Write about what you know? What do I know after thirty years of marriage?
Everyone says: write about what you know. The trouble is the answer to the question, what do I know?
I suppose I know about being married.
We celebrated thirty years of being married last week. When you say it aloud it sounds like a long time but truthfully it passed in a head rush of coping.
First there was Pat’s job – lorry driver. It is not a 9 to 5 job. Or a five day a week job. At it’s worst, it became a two evenings out of a fortnight at home and one complete day (when we were lucky).
The knock on effect of his job was learning to cope with being pregnant and constant morning sickness, then one child, then two. When Niall was born, Pat was working on the continent and often we didn’t see him for weeks. I made the best of those days he was with us.
The next coping bit evolved from discovering I had a chronic asthmatic baby son.
For the first four years of his life he, and I, lived in dread of a sniffle developing into a wheeze, or an attack.
I rebelled at this point and decided I could continue with a life of steroids, pills, nebulizers etc or I could learn as much as I could and find a way to make his and my life easier. It wasn’t easy for his older sister either but she proved to be made of stern stuff and rarely was ill or sick.
The solution came from a doctor with a calling.
Dr. Carson, drew up a plan which involved getting him as strong as possible , building a strong immune system to help his body fight back. It wasn’t easy as we discovered when he was allergy tested.
He was allergic to a lot. Also there was a strong history of asthma on my husbands side of the family which was another contribution to this fight.
A dirty carpet could leave him vomiting. Mould would start him wheezing. Certain E numbers would lead to a violent attack. So we lived the life of the cave man, no processed food, loads of swimming, exercise and fresh air.
Happy to say he was never hospitalised and he did get stronger. Turned into an athlete, who played every sport he could, eventually settled on athletics was running great times until life kicked him again, epilepsy, which ended his athletic career but he fought back and became a fitness trainer.
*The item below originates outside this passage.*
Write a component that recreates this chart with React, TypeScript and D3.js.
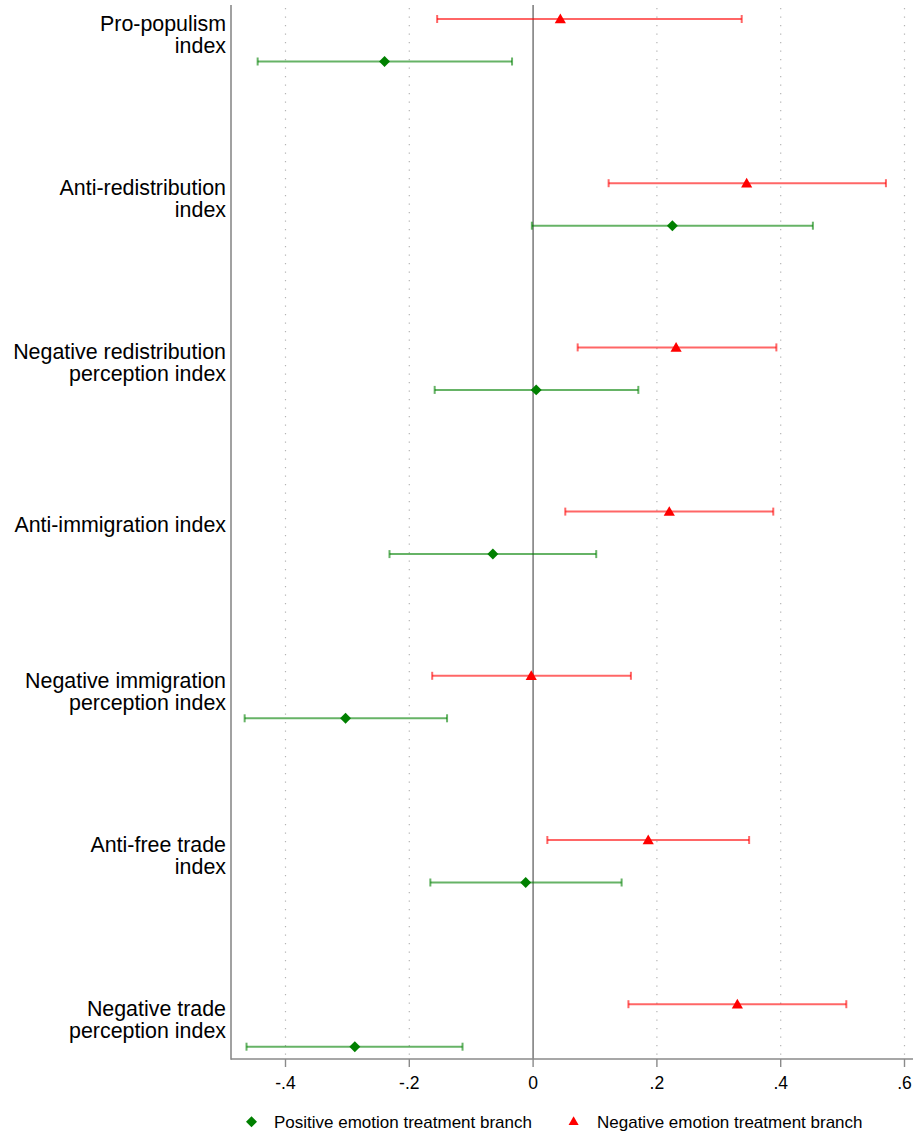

Sara didn’t escape either she had a rough time at school but in true Sara fashion turned her life from being a victim to being a champion and I am really proud of all she has achieved.
After fourteen years of crazy marriage life, Pat changed jobs. I got a job and life settled down to a strange routine as he was suddenly around and involved in everything. It was tough for him in the begining as the two kids always came to me with a problem, out of habit but gradually that has changed.
Looking back on the last thirty years has made me realise that we packed two types of marriage into those thirty years but having worked our way through it makes me realise that we were lucky, we had no time to bicker or quarrel we simply did our best and kept talking as much as we could. It’s still true today, we don’t bicker or fight . If one of us has a problem the other is non judgemental but offers support and advice.
When Mum was sick and I was at a low point I visited a woman who didn’t claim to be a medium or spiritualist but simply was here to help if she could. Pat, as usual hid his sceptisim at this visit but when I returned smiling and crying he too was amazed at all she had revealed to me. Simply truths about my past and present and above all she gave me hope for the future.
When he asked what she said about him, I couldn’t help but smile. “You married your soul mate, your best friend, you are one of the lucky few” were her words.
My reply, as all women will understand, was a censored version, “I married my soul mate. I did great.” I told him.
Deep down I know it is true and whatever else is thrown at me, I know we will cope together.